The equations for EKF are:

\[
\text{Prior: } x_{t} \mid z_{0:t}, u_{0:t-1} \sim \mathcal{N} (\mu_{t|t}, \Sigma_{t|t})
\]

Motion model:
\[
x_{t+1} = f(x_{t}, u_{t}, w_{t}), \quad w_{t} \sim \mathcal{N} (0, W)
\]
\[
F_{t} := \frac{df}{dx} (\mu_{t|t}, u_{t}, 0), \quad Q_{t} := \frac{df}{dw} (\mu_{t|t}, u_{t}, 0)
\]

Observation model:
\[
z_{t} = h(x_{t}, v_{t}), \quad v_{t} \sim \mathcal{N} (0, V)
\]
\[
H_{t} := \frac{dh}{dx} (\mu_{t|t-1}, 0), \quad R_{t} := \frac{dh}{dv} (\mu_{t|t-1}, 0)
\]

Prediction step:
\[
\mu_{t+1|t} = f (\mu_{t|t}, u_{t}, 0)
\]
\[
\Sigma_{t+1|t} = F_{t} \Sigma_{t|t} F_{t}^{\top} + Q_{t} W Q_{t}^{\top}
\]

Kalman gain:
\[
K_{t+1|t} := \Sigma_{t+1|t} H_{t+1}^{\top} (H_{t+1} \Sigma_{t+1|t} H_{t+1}^{\top} + R_{t+1} V R_{t+1}^{\top})^{-1}
\]

Update step:
\[
\mu_{t+1|t+1} = \mu_{t+1|t} + K_{t+1|t} (z_{t+1} – h(\mu_{t+1|t}, 0))
\]
\[
\Sigma_{t+1|t+1} = (I – K_{t+1|t} H_{t+1}) \Sigma_{t+1|t}
\]

Results

This section presents the trajectory and landmark positions after performing the complete visual-inertial SLAM with varying noise values.
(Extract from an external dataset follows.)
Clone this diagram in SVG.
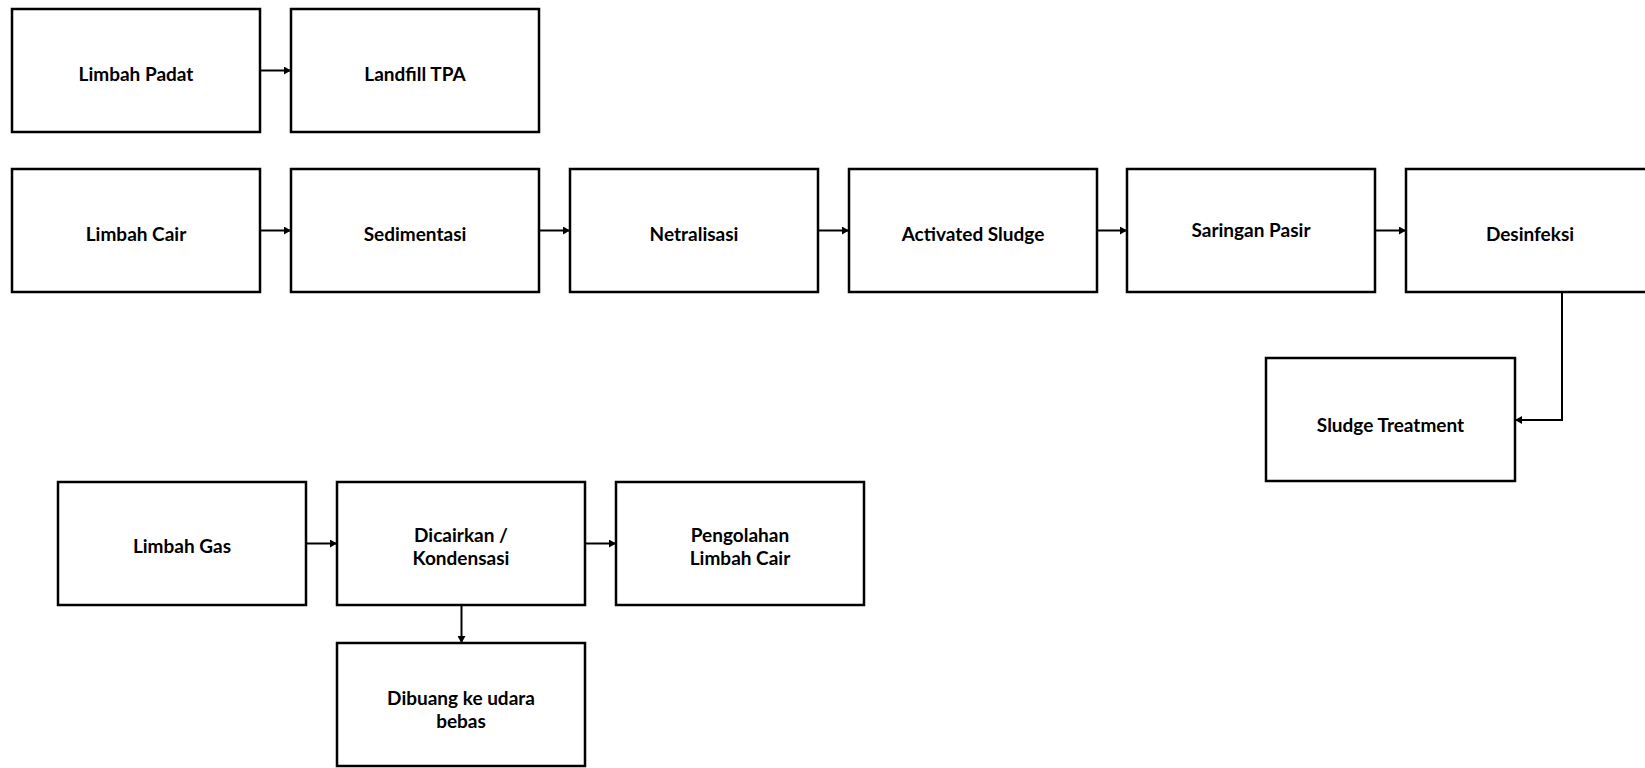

The trajectories generated with varying noise values clearly illustrate the sensitivity of the estimated trajectory to factors such as the number of features utilized, map noise, and pixel noise. However, it appears that the number of feature points used has a greater effect on the estimated trajectory than either map noise or pixel noise. Determining the optimal trajectory becomes challenging without access to ground truth data or prior knowledge of the noise characteristics.

Theoretically, using more feature points should lead to a more accurate estimated trajectory. However, outliers, as well as poor or moving feature points, can significantly affect the trajectory estimation. Poorly selected feature points may not accurately represent the environment, leading to erroneous estimations. Similarly, moving feature points can introduce inconsistency in the data, as they are treated as static landmarks, causing inaccuracies in the trajectory estimation.

In conclusion, it is crucial to filter out poor feature points and accurately estimate noise parameters in visual-inertial SLAM to ensure robust performance and reliable estimation.